Debemos recordar que las obligaciones subordinadas son un producto híbrido entre la deuda y las acciones. La deuda subordinada es pasivo para el banco y su denominación apela a su carácter subordinado en el orden de cobro en caso de una hipotética quiebra y, aunque tiene un vencimiento determinado si se desean amortizar antes de vencimiento deberá enajenarse como si de una acción se tratara, en este caso en un mercado secundario, con la posibilidad de perder parte o la totalidad del capital. No obstante, el principal problema radica en que, a diferencia de otros productos bancarios, existe un riesgo vinculado directamente a la solvencia de la entidad emisora, pudiendo perder no solo los intereses pactados sino también el capital invertido. Riesgo que desgraciadamente han comprobado miles de afectados, tanto en Portugal como en nuestro país.

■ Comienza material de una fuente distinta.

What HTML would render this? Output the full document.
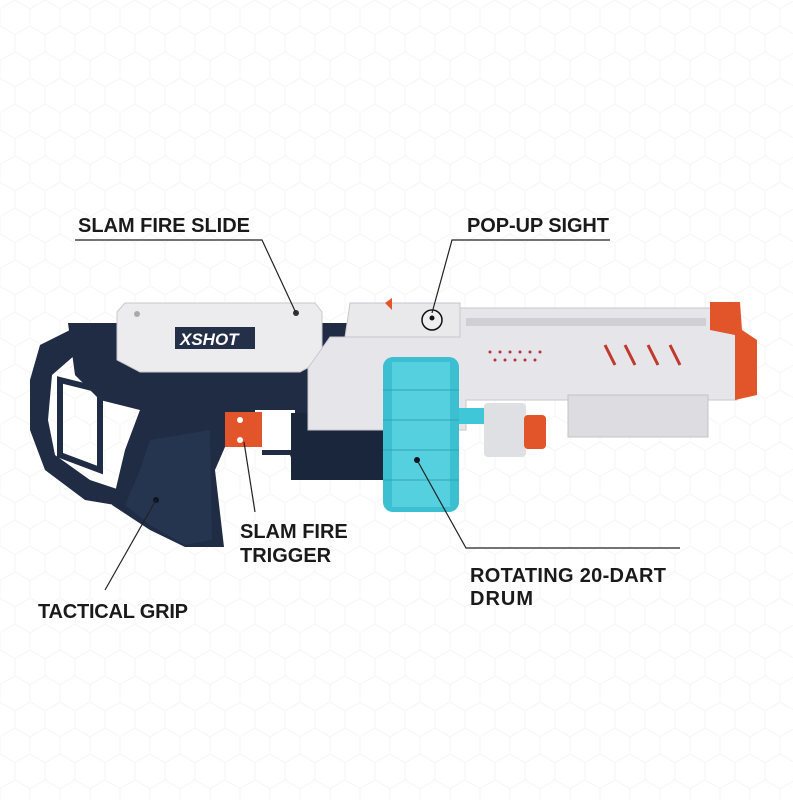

Llegados a este punto, y dada la enorme similitud de presenta el caso del Banco Espirito Santo con, por ejemplo, el de Caja Madrid con sus participaciones preferentes, o de Bankia con su salida a Bolsa, la mejor vía que se les presenta a estos afectados para recuperar su dinero es el inicio de acciones judiciales instando la nulidad de la orden de compra de los títulos. Nulidad que, en todos los casos, deberá venir determinada por el error padecido por el inversor sobre un elemento esencial del negocio jurídico como es la solvencia de la emisora.
En palabras de la Sección 19ª de la Audiencia Provincial de Madrid (entre otras, sentencia de 20 de diciembre de 2013), sólo puede concluirse que existió dolo en la actuación llevada a cabo por la entidad de crédito en la medida que no se comunicó a los clientes la real situación financiera de la emisora al tiempo de suscripción de los productos, situación que poco después quedó públicamente evidenciada, cercana a la quiebra técnica por una sustancial falta de liquidez que precisamente se trataba de salvar captando fondos de los clientes minoristas.
Esta jurisprudencia, cada vez más mayoritaria, sostiene que la situación real de la entidad conllevaba la más que posible frustración de la finalidad para la que se adquirieron los títulos, lo que debe conllevar la declaración de nulidad de la inversión.